If a 3D grid is available and is the current grid (see lower right of GridOutput panel), the contour from that grid will be displayed on the fansection (cross section) graph. To change how the grid is displayed, use Options pull down menu and select GridGraph panel. To change show the fansection is display, use Options pull down menu and select Fansection panel. To change color of a graph object, use Options pull down menu and select Graphpar panel.
If you find errors in the data, make correction to your data or delete bad data. There are many functions in GridSTAT for deleting bad data (Remove button on the left of the DataQC panel) and normalizing data (Change button on the left of the DataQC panel).
Check if the well locations are correct in the basemap. The numbers are in the Header table.
Look through the Data Overview table to make sure the numbers are what you expect. For an overview of possible data problems, use the Data Quality table. If there are too many wells or too many data points, some may not be read into memory. Use Tools pull down menu then Read Filter to limit the read.

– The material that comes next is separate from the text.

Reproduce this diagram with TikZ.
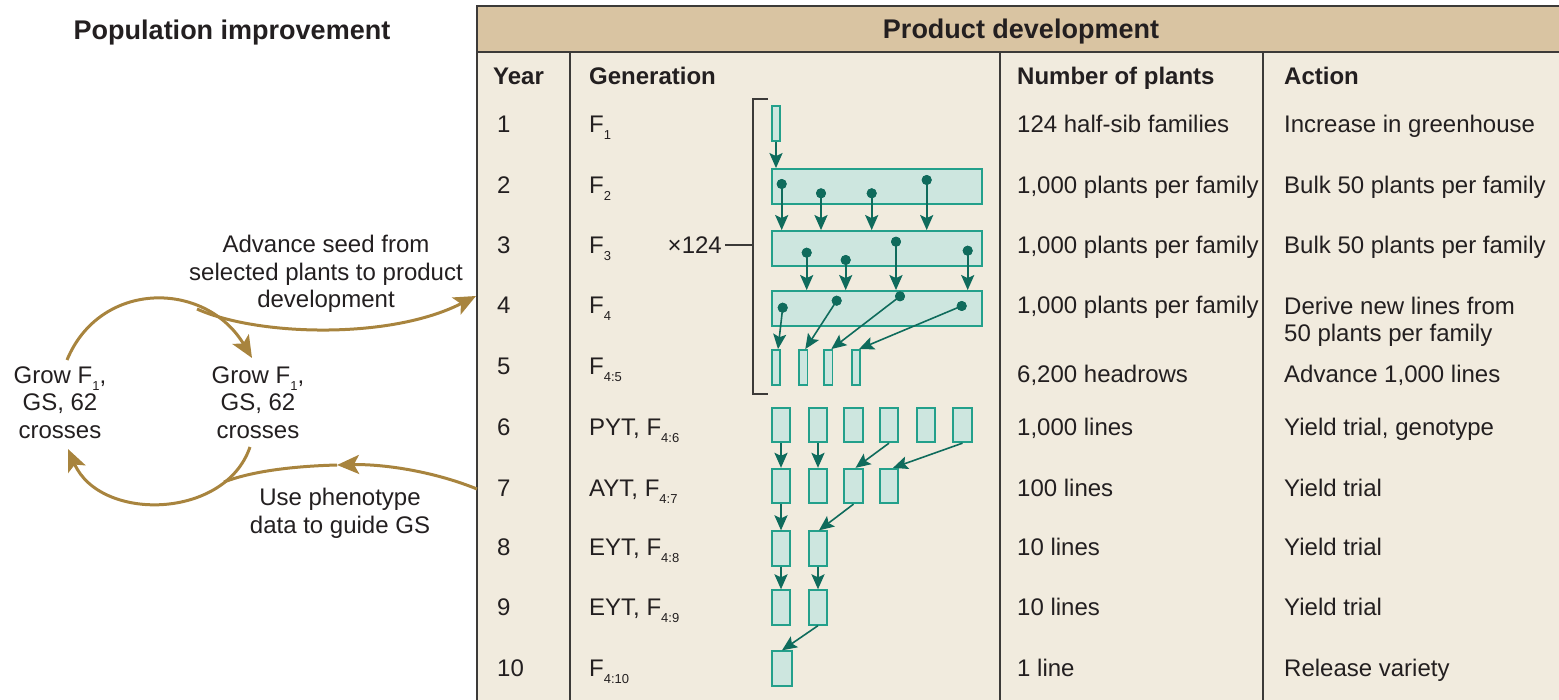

For markers, make sure that all wells have corresponding markers (ideally there should be 100% match), that there is data in the corresponding zones (you may also compare graphs of Depth Range and Markers), and that the zone thickness is positive. For zone thickness and number of valid markers for each well, use the Graph button on the left of the DataQC panel.
For trace by trace details open the Statistics table from the Table pull down menu.
You may modify the Statistics table from the Tools pull down menu Table Design to display other items or output the whole table to a file.
If there is only one data point per well, the data average (Data AV) graph is the same as graphing the value of the data point.
Change to 1 Graph view from View pull down menu for better viewing.
Print with PicPrint if you want to print the picture area only.
Go to the next panel by either clicking on the Next button on the lower left or by clicking on Variogram on the right hand side of the panel.
Variograms model the spatial continuity of whatever data is being gridded (in this case, Vshale).
Click the Points button on the left of the panel to calculate the variogram points. The All Variograms graph shows the variograms for the northwest, north, northeast, and east directions as well as the vertical variogram. The vertical variogram is also shown separately for better view. The well pair variance graph shows how the variance between wells varies with the distance between them. For those well pairs that are close (small separation distance) but that still have large variances, there is usually error associated with either the data, the location, or the markers. The areal variogram graph shows how reservoir continuity varies in the different directions.
Click the Curve button to fit a variogram model to the calculated points. If you don’t know which model to choose, select Spherical first.
Make sure you have multiple wells if you want to calculate areal variogram.
You need multiple data points in each trace to calculate vertical variogram.
Make sure you already have correct markers (check in DataQC panel) if you want to honor the horizons.
If you don’t have markers, areal variograms will be calculated in the horizontal direction.
You can turn off a marker or markers from the Options pull down menu Markers panel.
Each time there should be one type of (primary) data for variogram calculation.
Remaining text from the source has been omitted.